We have analyzed the biblical texts that purport to tell us the story of the resurrection. We have noted the gap of 40 to 70 years between the Easter experience and the gospel accounts. We have identified the places in the narrative where exaggeration entered the texts, where miraculous elements were heightened, and where history forced new details into the ancient story.

Next we put on detective clothes, got out our spyglasses, and searched for clues that might carry us closer to that original burst of life-changing power. Using a series of questions that begin with the familiar words of where, who, when, and how, this study led to these conclusions:

Whatever the Easter experience was originally, it dawned in Galilee-not Jerusalem.

Simon, later to be called Peter, stood uniquely in the center of that experience.

Noting the time-sequence gaps in the gospels, we suggested that "three days" was a symbol, not a measure of time. This opened the possibility that months may have separated the day of the crucifixion from the dawning of Easter.

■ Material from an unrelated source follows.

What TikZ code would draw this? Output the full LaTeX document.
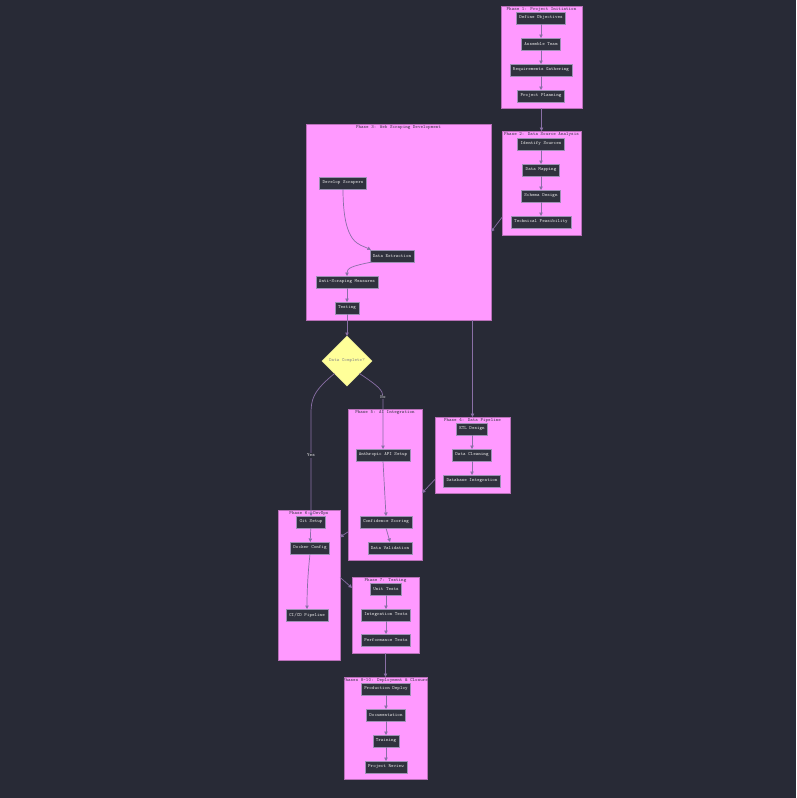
\documentclass[tikz,border=0pt]{standalone}
\usepackage{fontspec}
\usepackage{tikz}
\usetikzlibrary{shapes.geometric,arrows.meta}
\definecolor{bgdark}{HTML}{282A36}
\definecolor{phasefill}{HTML}{FF99FF}
\definecolor{phaseline}{HTML}{B870B8}
\definecolor{phasetext}{HTML}{3C3A48}
\definecolor{taskfill}{HTML}{30323E}
\definecolor{taskline}{HTML}{9C90B4}
\definecolor{tasktext}{HTML}{E4E4E4}
\definecolor{flowline}{HTML}{8A6FA6}
\definecolor{askfill}{HTML}{FFFF99}
\definecolor{asktext}{HTML}{8A8A8A}
\newcommand{\monotiny}{\ttfamily\fontsize{4.8}{5}\selectfont}
\tikzset{
  phase/.style={draw=phaseline, fill=phasefill, line width=0.5pt, inner sep=0pt, outer sep=0pt},
  phasetitle/.style={anchor=north, yshift=-1pt, inner sep=0pt, text=phasetext, font=\monotiny},
  task/.style={draw=taskline, fill=taskfill, text=tasktext, line width=0.5pt, font=\monotiny,
    minimum height=12pt, inner xsep=3pt, inner ysep=0pt, outer sep=0pt},
  ask/.style={diamond, aspect=1, draw=askfill!80!gray, fill=askfill, text=asktext, font=\monotiny,
    minimum width=50pt, minimum height=50pt, inner sep=0pt, outer sep=0pt},
  flow/.style={draw=flowline, line width=0.7pt, ->},
  answer/.style={fill=bgdark, text=tasktext, font=\monotiny, inner sep=1pt}
}
\begin{document}
\begin{tikzpicture}[x=1pt,y=-1pt,>={Triangle[length=3.5pt,width=3.5pt]}]
\fill [bgdark] (0,0) rectangle (796,798);
\useasboundingbox (0,0) rectangle (796,798);

\node [phase, minimum width=81pt, minimum height=102pt] (p1) at (541.5,57) {};
\node [phase, minimum width=79pt, minimum height=104pt] (p2) at (541.5,183) {};
\node [phase, minimum width=185pt, minimum height=196pt] (p3) at (398.5,222) {};
\node [phase, minimum width=75pt, minimum height=76pt] (p4) at (472.5,455) {};
\node [phase, minimum width=74pt, minimum height=151pt] (p5) at (385,484.5) {};
\node [phase, minimum width=62pt, minimum height=150pt] (p6) at (309,585) {};
\node [phase, minimum width=67pt, minimum height=76pt] (p7) at (385.5,615) {};
\node [phase, minimum width=83pt, minimum height=102pt] (p8) at (385.5,728) {};

\node [phasetitle] (p1t) at (p1.north) {Phase 1: Project Initiation};
\node [phasetitle] (p2t) at (p2.north) {Phase 2: Data Source Analysis};
\node [phasetitle] (p3t) at (p3.north) {Phase 3: Web Scraping Development};
\node [phasetitle] (p4t) at (p4.north) {Phase 4: Data Pipeline};
\node [phasetitle] (p5t) at (p5.north) {Phase 5: AI Integration};
\node [phasetitle] (p6t) at (p6.north) {Phase 6: DevOps};
\node [phasetitle] (p7t) at (p7.north) {Phase 7: Testing};
\node [phasetitle] (p8t) at (p8.north) {Phases 8-10: Deployment \& Closure};

\node [task] (defobj) at (541,18) {Define Objectives};
\node [task] (team) at (541,44) {Assemble Team};
\node [task] (reqs) at (541,70) {Requirements Gathering};
\node [task] (plan) at (541,96) {Project Planning};

\node [task] (sources) at (541,144) {Identify Sources};
\node [task] (mapping) at (541,170) {Data Mapping};
\node [task] (schema) at (541,196) {Schema Design};
\node [task] (feas) at (541,222) {Technical Feasibility};

\node [task] (scrapers) at (343,183) {Develop Scrapers};
\node [task] (extract) at (392,256) {Data Extraction};
\node [task] (antiscrape) at (347,282) {Anti-Scraping Measures};
\node [task] (testing) at (347,308) {Testing};

\node [ask] (check) at (347,361) {Data Complete?};

\node [task] (etl) at (472,429) {ETL Design};
\node [task] (cleaning) at (472,455) {Data Cleaning};
\node [task] (dbint) at (472,481) {Database Integration};

\node [task] (api) at (383,455) {Anthropic API Setup};
\node [task] (scoring) at (386,522) {Confidence Scoring};
\node [task] (validation) at (390,548) {Data Validation};

\node [task] (git) at (311,522) {Git Setup};
\node [task] (docker) at (310,548) {Docker Config};
\node [task] (cicd) at (307,615) {CI/CD Pipeline};

\node [task] (unit) at (386,589) {Unit Tests};
\node [task] (integ) at (386,615) {Integration Tests};
\node [task] (perf) at (386,640) {Performance Tests};

\node [task] (deploy) at (386,689) {Production Deploy};
\node [task] (docs) at (386,715) {Documentation};
\node [task] (training) at (386,741) {Training};
\node [task] (review) at (386,767) {Project Review};

\draw [flow] (defobj) -- (team);
\draw [flow] (team) -- (reqs);
\draw [flow] (reqs) -- (plan);
\draw [flow] (p1.south) -- (p2.north);

\draw [flow] (sources) -- (mapping);
\draw [flow] (mapping) -- (schema);
\draw [flow] (schema) -- (feas);
\draw [flow] (p2.221) -- (p3.354);

\draw [flow] (scrapers.south) .. controls (343,246) and (360,244) .. ([xshift=1pt]extract.north west);
\draw [flow] ([xshift=2pt]extract.south west) .. controls (352,266) and (347,268) .. (antiscrape.north);
\draw [flow] (antiscrape) -- (testing);
\draw [flow] (testing) -- (check.north);
\draw [flow] (p3.south -| p4.north) -- (p4.north);

\draw [flow] (check.225) .. controls (312,392) and (311,400) .. (311,415) -- node [answer, pos=0.4] {Yes} (git.north);
\draw [flow] (check.315) .. controls (378,386) and (383,390) .. (383,397) node [answer] {No} -- (api.north);

\draw [flow] (etl) -- (cleaning);
\draw [flow] (cleaning) -- (dbint);
\draw [flow] (p4.213) -- (p5.347);

\draw [flow] (api.south) -- (scoring.north);
\draw [flow] (scoring.south) -- (validation.north);
\draw [flow] (p5.232) -- (p6.57);

\draw [flow] (git) -- (docker);
\draw [flow] (docker.south) .. controls (308,572) and (307,590) .. (cicd.north);
\draw [flow] (p6.14) -- (p7.141);

\draw [flow] (unit) -- (integ);
\draw [flow] (integ) -- (perf);
\draw [flow] (p7.south) -- (p8.north);

\draw [flow] (deploy) -- (docs);
\draw [flow] (docs) -- (training);
\draw [flow] (training) -- (review);
\end{tikzpicture}
\end{document}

Finally, we noted the subjective quality of the Easter narratives, including the fact that in those texts only believers ever see the risen Christ. A close connection also seems to exist between their ability to see and the interpretive act of remembering Jesus during the liturgical meal. The food references are constant. "He was made known to us in the breaking of bread."

Armed with these clues, we are ready to begin the speculative re-creation of the drama that came to be called the resurrection.

Jesus was arrested. That occurred, the text suggests, in the middle of the night. At that moment the disciples fled. A note in John's gospel, clearly written after the fact, tried to explain their desertion by having Jesus predict it. "You will all be scattered each to his own home," he says, in a reference echoing the book of Zechariah, which seems to be the book that shaped the entire passion story more directly than people have previously imagined. The disciples fled, perhaps in groups of two or three, but they all headed for Galilee, their home. Galilee was a seven- to 10-day journey from Jerusalem.

The route the disciple band traveled to get to Jerusalem had been through the desert, east of the Jordan River, so they could avoid the dangers of Samaria. I wager they returned almost instinctively by the same route. Perhaps Simon lingered long enough to see if his worst fears were realized, but when he found himself accused, and denied that he ever knew this Jesus, he decided to get out of the city as quickly as possible. By the time the crucifixion had done its cruel worst, the disciples were no longer in Jerusalem. I think it is obvious that Jesus died alone. It is interesting to note that not until the late ninth or early 10th decade did stories enter the tradition that placed the disciples in Jerusalem for the Easter experience.

The first stop for Simon, I believe, was the house in Bethany where Mary and Martha lived. This house, earlier texts suggested, had been Jesus' headquarters during the last week of his life, before he and the disciples went to Jerusalem to observe the Passover. Not only was it on Simon's route home, but depending on when he left Jerusalem on the day of the crucifixion, he did not have long before the sun went down and the Sabbath began, when Jews are forbidden to travel. Bethany was a safe haven where the Sabbath could be observed. So I suspect Simon got no further than Bethany on the first day of his flight. There he stopped, and there he heard the news, confirming that Jesus was dead. There this little group of followers mourned amid the other emotions that always accompany grief: anger, fear, despair and guilt. I suspect that this was when the details of everyone's desertion and Peter's denial first were shared by those involved.

Normal custom dictated by the Palestinian elements was for travelers to walk only from sundown until the pitch black of night sent them seeking shelter. Then, at the first light of dawn, they would journey until mid-morning, when the sun drove pilgrims to the shade. So I suspect Simon was on his way toward Galilee as soon as the sun sank on the Sabbath. Perhaps a week later, he arrived in Galilee, where he could feel the security of his home.

Over the next several days the others arrived, still traumatized, still fearful, still grief-stricken and immobilized by their bereavement. So they did, I suspect, what all grieving people do: They processed their feelings, recalled final memories, replayed the tapes of their relationship with Jesus, and tried to make sense out of what they had experienced. There was sufficient anger and blame to go around, and it was shared, not always helpfully, as each sought to save his own reputation. Days passed, and then weeks. The thick darkness that engulfed them did not seem to lift.

Finally, economic necessity joined with the debilitation of unresolved grief to force the members of this group to resume their work and put the Jesus experience behind them. Simon had been a fisherman, as were most of the other disciples. So back to the fishing trade they went.

Fishing on the 12-mile-wide Sea of Galilee was done in small boats, usually with a crew of four. I suspect that this particular crew was made up of Simon himself, his brother Andrew, and the two sons of Zebedee. It was still important to them to be closely associated with those who had shared their defining life experience. The best catches on the lake were just before dawn. Without refrigeration, fishermen had to market their catch each morning to be eaten at the primary meal at midday. So the fishing boats would go out in the night and return at dawn.